● Set task: Copy each line of the entries that contains the word "this".

● Entries:
—————
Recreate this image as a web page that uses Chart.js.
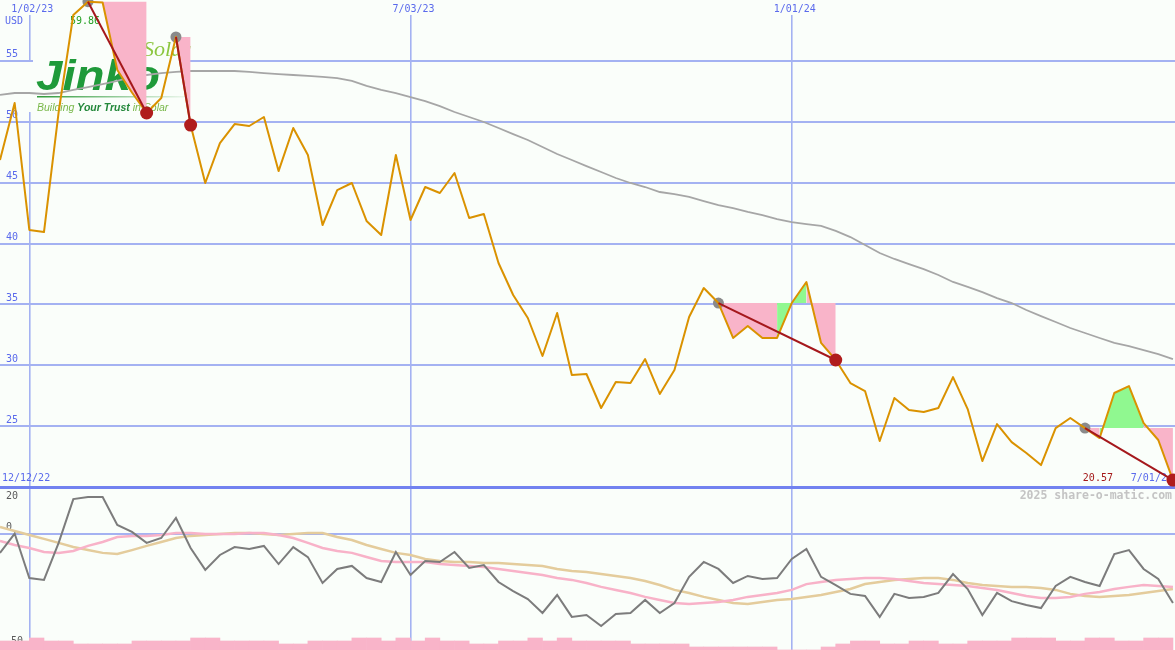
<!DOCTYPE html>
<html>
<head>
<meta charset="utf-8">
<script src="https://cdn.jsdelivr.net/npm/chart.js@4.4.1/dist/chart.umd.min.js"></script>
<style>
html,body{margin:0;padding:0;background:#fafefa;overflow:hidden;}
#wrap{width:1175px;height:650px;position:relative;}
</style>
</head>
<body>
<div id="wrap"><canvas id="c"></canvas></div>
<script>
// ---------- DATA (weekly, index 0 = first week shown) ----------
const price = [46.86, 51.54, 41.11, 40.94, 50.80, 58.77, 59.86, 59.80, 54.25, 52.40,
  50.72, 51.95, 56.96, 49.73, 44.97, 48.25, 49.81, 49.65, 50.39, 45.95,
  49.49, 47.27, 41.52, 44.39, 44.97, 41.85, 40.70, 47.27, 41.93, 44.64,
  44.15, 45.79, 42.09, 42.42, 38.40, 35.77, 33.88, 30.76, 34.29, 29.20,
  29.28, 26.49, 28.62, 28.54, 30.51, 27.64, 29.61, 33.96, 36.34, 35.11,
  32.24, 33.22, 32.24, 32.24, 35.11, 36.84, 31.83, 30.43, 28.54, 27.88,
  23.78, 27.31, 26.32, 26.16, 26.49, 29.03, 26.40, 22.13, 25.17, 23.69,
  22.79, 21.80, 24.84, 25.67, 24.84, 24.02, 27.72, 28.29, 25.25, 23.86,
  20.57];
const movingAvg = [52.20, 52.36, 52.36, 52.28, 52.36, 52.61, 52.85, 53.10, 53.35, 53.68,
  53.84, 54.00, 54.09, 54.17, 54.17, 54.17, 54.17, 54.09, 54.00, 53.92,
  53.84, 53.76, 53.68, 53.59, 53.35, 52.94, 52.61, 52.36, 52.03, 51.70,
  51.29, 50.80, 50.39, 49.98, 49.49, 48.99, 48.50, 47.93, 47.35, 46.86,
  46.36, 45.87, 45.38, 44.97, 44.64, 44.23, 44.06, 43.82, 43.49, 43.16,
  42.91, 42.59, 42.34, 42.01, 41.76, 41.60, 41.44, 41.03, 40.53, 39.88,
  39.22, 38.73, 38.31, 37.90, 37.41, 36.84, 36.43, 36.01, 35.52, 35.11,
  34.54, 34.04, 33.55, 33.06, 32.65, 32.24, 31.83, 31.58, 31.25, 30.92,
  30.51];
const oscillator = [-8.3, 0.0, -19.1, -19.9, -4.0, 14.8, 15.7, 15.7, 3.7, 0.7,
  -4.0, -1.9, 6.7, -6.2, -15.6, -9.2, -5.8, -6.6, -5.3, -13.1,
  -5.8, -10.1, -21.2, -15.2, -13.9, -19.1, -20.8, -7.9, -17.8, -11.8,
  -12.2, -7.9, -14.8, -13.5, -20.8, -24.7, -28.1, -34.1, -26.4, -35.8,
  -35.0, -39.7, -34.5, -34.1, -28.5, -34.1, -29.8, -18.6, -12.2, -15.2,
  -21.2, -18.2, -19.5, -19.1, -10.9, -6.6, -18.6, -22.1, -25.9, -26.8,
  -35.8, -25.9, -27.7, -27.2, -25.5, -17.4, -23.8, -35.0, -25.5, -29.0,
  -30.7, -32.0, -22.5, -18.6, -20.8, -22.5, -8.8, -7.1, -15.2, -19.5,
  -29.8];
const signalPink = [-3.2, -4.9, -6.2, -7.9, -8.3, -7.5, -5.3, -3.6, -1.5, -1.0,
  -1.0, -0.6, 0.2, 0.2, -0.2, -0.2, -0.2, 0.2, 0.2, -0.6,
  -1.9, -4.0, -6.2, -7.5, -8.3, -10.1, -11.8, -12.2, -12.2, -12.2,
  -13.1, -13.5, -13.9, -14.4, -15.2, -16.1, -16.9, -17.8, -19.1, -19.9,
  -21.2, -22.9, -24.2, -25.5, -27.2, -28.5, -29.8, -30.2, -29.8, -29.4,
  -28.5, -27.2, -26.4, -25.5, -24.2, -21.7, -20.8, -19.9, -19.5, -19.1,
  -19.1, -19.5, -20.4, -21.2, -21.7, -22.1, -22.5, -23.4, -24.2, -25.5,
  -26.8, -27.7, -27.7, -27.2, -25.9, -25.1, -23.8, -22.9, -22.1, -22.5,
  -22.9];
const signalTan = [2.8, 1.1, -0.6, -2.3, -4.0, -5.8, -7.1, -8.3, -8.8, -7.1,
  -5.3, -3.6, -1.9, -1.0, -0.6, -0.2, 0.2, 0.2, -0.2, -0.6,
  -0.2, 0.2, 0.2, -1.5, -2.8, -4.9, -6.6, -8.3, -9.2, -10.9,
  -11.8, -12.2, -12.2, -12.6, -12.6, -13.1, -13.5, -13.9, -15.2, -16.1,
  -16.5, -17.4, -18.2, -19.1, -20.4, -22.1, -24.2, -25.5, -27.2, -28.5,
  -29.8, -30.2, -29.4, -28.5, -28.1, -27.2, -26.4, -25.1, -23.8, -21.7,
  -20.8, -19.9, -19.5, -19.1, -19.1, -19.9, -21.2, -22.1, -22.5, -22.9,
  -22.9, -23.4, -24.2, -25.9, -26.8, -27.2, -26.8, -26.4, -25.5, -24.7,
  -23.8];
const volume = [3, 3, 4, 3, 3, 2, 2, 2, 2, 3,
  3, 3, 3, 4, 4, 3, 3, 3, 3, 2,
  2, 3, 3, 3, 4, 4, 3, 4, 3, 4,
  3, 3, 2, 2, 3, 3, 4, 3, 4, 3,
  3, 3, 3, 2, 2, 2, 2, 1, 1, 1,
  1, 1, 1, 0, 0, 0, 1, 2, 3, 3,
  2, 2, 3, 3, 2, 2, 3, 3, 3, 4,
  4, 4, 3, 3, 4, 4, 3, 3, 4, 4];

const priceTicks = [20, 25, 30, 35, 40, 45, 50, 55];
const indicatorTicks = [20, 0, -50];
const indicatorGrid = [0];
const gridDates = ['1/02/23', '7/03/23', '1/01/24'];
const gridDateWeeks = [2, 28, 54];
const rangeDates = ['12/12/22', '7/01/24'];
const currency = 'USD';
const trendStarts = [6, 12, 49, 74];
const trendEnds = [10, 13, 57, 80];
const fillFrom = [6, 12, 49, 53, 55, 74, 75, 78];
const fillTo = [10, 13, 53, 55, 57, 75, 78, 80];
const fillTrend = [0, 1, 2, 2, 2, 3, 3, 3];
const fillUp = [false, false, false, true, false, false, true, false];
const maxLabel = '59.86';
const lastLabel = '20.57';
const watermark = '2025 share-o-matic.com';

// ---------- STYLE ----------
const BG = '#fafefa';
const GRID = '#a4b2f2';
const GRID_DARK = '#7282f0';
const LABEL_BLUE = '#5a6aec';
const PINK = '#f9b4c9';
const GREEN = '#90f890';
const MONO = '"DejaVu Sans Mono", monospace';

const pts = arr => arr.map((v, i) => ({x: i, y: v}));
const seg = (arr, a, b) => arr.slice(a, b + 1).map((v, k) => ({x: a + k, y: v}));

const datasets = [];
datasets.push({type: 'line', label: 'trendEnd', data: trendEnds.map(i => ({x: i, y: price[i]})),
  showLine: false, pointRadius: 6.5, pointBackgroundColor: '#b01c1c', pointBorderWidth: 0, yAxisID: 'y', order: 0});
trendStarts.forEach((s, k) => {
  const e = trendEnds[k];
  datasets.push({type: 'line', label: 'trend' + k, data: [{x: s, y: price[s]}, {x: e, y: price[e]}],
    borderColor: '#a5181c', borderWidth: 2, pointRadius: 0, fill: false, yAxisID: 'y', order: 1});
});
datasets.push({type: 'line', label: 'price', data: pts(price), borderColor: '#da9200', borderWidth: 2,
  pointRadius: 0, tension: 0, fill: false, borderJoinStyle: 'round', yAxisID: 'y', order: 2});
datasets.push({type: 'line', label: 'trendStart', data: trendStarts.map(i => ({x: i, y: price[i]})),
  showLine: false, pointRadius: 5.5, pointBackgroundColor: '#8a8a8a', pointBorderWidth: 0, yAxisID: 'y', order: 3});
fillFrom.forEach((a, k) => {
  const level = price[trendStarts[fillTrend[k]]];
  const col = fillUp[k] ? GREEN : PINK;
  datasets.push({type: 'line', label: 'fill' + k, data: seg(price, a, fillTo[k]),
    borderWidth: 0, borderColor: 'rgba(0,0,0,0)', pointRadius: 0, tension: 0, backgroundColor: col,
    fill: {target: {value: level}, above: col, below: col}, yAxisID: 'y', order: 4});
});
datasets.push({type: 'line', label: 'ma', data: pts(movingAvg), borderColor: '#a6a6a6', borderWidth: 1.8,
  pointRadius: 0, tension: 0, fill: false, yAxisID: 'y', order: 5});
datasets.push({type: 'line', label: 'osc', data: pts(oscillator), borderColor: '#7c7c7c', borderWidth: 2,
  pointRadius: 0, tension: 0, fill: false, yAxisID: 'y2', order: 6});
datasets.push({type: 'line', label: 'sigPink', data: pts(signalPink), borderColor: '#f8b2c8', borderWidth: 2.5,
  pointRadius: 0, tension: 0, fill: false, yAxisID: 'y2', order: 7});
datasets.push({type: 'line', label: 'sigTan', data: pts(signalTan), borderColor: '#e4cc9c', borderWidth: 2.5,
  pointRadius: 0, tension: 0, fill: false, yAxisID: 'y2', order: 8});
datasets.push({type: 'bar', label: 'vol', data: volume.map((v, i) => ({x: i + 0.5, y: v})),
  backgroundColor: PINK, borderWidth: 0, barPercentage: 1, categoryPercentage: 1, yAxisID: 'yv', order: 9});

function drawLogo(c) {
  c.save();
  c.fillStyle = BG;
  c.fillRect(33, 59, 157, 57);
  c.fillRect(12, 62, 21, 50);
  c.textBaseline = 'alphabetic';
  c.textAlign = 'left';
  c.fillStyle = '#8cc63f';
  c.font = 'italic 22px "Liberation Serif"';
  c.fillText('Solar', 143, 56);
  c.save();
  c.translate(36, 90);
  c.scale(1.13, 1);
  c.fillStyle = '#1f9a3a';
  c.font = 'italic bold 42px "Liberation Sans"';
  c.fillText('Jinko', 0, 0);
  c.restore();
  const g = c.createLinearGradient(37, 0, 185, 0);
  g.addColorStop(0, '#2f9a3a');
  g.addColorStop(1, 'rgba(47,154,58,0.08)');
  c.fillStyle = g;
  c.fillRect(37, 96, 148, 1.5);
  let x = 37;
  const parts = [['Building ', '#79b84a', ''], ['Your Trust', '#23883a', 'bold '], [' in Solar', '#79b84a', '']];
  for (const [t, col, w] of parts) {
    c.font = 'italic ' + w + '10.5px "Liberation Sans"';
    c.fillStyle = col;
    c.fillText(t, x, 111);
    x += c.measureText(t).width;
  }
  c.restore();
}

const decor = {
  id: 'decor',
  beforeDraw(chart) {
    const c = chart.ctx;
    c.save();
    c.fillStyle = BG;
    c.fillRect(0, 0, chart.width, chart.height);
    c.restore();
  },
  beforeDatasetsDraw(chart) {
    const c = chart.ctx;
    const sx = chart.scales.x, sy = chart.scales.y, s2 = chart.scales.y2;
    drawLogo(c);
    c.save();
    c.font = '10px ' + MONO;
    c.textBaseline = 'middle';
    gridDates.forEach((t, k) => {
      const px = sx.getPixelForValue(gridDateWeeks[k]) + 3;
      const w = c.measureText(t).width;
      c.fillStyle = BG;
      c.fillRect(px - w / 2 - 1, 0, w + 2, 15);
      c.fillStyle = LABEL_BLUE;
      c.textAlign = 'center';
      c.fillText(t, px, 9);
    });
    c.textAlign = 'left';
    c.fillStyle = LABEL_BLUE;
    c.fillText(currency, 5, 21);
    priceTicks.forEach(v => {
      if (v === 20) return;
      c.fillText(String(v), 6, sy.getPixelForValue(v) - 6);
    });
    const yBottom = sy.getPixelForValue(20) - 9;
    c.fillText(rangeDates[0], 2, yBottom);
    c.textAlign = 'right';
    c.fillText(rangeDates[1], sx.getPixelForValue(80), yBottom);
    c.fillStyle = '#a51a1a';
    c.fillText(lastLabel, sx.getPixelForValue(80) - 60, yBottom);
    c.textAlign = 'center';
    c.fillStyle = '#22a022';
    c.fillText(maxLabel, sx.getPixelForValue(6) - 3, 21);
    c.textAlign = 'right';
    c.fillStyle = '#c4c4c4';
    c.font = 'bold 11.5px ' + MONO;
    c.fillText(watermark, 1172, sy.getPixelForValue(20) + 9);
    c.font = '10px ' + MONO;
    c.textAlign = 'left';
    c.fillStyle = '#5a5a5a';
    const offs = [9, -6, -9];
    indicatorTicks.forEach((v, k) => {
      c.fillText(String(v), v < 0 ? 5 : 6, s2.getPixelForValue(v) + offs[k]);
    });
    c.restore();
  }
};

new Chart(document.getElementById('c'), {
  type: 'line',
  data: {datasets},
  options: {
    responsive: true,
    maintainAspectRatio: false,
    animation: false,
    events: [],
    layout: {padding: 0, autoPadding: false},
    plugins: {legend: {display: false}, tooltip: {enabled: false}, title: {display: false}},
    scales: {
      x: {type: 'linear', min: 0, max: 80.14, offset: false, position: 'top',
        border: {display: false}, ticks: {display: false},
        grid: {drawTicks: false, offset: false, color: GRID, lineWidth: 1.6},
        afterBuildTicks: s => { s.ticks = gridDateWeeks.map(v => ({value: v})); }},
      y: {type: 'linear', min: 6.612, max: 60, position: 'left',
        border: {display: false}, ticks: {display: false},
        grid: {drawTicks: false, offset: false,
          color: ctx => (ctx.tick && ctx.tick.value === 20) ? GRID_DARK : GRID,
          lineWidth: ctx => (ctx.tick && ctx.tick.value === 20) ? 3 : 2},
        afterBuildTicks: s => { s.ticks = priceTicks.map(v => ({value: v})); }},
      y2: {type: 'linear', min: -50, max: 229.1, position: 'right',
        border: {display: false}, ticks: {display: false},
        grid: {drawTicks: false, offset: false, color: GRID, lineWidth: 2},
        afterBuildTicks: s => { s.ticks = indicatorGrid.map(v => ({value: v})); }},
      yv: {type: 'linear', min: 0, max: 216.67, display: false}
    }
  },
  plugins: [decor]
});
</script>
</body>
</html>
—————
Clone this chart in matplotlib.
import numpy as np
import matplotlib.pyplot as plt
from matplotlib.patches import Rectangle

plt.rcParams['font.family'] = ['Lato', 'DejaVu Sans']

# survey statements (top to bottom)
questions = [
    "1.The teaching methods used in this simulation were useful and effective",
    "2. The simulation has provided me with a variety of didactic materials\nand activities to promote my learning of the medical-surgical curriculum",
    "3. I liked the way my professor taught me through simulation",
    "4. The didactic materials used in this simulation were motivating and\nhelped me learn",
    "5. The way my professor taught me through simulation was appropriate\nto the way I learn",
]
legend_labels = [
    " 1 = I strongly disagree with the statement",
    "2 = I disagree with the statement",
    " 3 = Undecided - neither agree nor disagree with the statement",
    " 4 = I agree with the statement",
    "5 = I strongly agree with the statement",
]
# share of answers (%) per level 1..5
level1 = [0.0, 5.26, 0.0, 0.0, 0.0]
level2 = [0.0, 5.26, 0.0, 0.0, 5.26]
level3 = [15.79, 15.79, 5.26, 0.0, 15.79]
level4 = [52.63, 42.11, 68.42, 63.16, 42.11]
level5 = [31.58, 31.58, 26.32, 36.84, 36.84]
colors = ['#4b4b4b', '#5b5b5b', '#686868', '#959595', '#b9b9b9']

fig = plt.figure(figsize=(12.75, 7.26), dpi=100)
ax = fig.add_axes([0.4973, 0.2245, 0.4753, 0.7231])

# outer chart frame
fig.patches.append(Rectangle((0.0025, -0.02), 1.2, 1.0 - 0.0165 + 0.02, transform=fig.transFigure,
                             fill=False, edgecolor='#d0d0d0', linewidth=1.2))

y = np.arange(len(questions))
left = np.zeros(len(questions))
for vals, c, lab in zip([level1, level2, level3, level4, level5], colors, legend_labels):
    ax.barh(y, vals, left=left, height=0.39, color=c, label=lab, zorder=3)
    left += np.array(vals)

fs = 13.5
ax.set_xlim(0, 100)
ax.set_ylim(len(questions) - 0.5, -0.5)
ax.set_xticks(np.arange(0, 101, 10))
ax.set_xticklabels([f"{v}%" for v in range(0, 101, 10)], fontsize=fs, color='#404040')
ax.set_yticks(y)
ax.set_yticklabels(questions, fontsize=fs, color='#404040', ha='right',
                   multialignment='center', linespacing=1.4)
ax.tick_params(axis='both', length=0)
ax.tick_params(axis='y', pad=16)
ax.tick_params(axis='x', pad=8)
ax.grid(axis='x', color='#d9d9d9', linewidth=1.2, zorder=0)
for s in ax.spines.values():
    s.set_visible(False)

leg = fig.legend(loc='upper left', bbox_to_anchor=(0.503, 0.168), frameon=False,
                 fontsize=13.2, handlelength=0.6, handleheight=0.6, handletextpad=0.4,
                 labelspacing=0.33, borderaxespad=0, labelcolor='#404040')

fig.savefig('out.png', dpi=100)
—————
● Output of the exercise:
Recreate this image as a web page that uses Chart.js.
Clone this chart in matplotlib.
    "1.The teaching methods used in this simulation were useful and effective",
    "4. The didactic materials used in this simulation were motivating and\nhelped me learn",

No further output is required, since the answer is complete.